Task instructions:
Working from the top of the listing below, retype each line through the line containing "import plotly.graph_objects as go", both included, with no pictures.

Supplied material:
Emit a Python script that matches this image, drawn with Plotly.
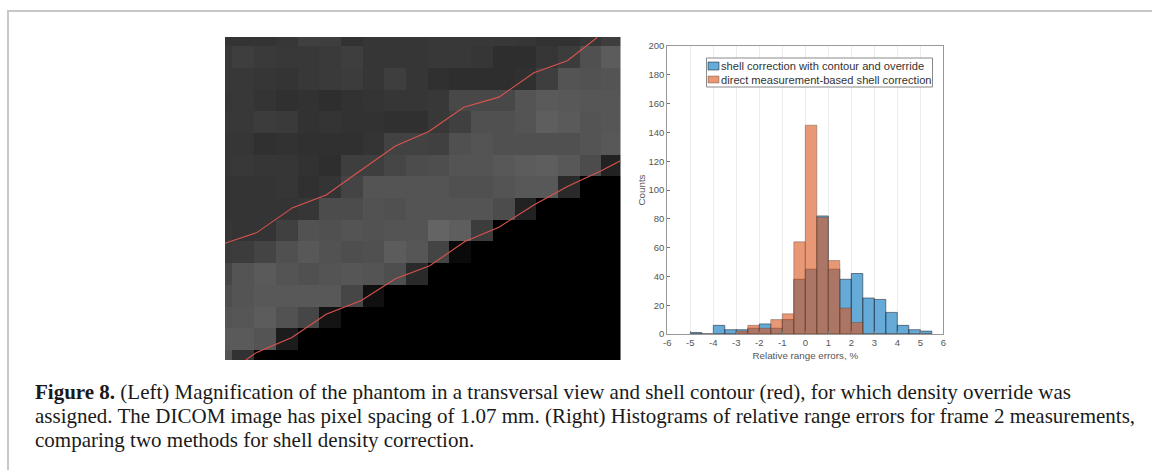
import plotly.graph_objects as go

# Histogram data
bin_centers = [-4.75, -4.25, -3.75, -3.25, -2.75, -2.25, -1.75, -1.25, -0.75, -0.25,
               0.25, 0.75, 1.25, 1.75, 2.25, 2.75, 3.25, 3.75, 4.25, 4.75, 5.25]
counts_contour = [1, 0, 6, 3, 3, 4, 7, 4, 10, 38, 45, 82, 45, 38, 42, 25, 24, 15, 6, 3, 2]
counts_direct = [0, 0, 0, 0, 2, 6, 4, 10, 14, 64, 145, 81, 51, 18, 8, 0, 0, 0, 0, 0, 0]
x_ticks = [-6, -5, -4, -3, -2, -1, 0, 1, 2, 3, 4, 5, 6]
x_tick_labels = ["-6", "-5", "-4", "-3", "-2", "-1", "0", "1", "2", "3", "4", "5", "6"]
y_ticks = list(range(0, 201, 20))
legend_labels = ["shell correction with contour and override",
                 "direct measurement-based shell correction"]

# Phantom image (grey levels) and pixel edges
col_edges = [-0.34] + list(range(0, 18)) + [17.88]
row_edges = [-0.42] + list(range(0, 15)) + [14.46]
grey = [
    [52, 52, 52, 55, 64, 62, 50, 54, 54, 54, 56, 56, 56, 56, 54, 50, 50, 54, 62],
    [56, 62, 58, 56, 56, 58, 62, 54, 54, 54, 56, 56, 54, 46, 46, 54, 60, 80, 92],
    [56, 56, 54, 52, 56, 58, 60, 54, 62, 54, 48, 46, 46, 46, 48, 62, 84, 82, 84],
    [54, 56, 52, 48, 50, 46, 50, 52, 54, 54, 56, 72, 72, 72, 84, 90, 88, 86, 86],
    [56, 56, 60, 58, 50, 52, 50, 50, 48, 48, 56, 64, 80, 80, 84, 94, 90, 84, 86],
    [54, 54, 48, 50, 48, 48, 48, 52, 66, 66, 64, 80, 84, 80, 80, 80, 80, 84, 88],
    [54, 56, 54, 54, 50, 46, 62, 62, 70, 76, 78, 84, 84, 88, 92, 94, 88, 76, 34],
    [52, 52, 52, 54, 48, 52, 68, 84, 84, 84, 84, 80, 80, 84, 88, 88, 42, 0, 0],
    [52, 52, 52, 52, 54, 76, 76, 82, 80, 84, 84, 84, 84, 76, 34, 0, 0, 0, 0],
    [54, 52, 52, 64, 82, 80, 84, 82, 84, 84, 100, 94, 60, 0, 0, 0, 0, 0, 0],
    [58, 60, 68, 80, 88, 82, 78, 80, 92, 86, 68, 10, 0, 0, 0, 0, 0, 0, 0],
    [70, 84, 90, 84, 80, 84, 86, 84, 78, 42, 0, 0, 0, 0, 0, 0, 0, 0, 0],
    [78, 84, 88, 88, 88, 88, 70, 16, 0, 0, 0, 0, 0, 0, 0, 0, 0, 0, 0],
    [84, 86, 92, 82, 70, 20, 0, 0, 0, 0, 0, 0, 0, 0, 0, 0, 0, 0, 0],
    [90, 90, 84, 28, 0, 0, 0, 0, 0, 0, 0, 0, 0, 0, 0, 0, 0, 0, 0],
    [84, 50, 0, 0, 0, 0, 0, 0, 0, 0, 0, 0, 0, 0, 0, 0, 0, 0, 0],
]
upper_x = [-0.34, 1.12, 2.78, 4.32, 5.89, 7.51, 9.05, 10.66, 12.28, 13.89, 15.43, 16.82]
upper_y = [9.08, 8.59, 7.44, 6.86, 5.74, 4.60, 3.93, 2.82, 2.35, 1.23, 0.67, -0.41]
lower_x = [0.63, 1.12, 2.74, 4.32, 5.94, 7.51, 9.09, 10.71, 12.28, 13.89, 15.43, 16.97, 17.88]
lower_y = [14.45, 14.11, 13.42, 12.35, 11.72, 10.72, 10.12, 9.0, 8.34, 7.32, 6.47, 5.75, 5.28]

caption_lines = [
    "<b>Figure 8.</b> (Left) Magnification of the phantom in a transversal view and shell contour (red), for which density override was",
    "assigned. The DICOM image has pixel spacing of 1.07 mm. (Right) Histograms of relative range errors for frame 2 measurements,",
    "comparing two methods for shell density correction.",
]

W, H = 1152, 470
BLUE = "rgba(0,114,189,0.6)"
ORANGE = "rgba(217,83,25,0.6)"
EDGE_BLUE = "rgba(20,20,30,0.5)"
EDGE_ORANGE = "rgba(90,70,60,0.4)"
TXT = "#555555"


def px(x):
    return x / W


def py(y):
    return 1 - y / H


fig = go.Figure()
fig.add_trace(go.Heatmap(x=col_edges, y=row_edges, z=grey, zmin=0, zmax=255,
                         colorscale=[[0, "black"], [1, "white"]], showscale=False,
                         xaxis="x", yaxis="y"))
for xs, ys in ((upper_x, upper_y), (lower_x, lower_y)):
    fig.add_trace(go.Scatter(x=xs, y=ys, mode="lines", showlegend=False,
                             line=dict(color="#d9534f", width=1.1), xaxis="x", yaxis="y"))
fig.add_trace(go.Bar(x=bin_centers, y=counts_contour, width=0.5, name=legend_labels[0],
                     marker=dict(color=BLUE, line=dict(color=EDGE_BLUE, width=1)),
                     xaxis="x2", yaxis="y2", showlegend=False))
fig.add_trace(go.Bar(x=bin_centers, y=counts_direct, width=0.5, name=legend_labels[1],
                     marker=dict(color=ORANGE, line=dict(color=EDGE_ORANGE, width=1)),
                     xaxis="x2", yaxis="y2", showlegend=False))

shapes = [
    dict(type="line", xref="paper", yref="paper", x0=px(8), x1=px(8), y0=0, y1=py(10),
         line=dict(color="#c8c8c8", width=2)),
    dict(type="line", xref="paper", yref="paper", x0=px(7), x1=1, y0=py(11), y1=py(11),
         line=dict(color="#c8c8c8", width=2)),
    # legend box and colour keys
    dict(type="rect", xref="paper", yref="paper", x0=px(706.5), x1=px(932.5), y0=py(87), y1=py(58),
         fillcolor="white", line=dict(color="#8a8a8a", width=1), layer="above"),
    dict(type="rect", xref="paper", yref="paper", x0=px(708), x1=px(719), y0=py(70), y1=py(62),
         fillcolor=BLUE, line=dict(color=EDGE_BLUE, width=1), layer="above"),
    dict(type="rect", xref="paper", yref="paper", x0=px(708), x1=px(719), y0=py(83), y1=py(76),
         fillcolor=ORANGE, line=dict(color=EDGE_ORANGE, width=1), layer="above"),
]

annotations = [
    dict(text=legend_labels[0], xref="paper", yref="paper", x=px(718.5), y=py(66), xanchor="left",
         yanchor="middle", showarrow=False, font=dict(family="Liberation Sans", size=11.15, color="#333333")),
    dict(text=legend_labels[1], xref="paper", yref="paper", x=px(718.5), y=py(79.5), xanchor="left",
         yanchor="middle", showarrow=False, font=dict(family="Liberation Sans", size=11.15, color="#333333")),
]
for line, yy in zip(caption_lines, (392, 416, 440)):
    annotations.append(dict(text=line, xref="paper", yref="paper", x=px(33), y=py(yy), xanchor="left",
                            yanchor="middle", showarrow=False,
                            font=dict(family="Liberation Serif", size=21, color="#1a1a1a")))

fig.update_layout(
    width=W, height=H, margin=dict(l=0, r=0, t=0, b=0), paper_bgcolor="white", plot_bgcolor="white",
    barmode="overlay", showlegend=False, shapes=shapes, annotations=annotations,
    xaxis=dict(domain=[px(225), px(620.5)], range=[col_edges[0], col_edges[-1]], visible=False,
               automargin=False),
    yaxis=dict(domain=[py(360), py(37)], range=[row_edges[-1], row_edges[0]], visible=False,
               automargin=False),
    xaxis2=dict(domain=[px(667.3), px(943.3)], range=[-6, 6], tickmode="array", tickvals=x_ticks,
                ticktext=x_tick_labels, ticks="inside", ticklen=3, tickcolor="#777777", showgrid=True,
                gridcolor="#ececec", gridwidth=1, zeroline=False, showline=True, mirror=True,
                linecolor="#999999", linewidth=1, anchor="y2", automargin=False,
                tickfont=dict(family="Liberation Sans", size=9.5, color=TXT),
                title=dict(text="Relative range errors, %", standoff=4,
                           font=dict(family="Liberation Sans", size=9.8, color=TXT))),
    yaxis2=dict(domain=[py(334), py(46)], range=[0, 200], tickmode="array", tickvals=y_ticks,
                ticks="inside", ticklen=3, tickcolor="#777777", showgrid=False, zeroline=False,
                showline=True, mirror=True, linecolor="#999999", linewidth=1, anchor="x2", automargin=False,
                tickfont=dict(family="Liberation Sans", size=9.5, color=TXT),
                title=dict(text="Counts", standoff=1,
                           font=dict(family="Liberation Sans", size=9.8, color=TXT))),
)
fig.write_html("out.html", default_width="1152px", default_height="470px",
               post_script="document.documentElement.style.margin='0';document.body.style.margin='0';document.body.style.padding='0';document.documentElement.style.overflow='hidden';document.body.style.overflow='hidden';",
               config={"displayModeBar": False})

Full answer:
Emit a Python script that matches this image, drawn with Plotly.
import plotly.graph_objects as go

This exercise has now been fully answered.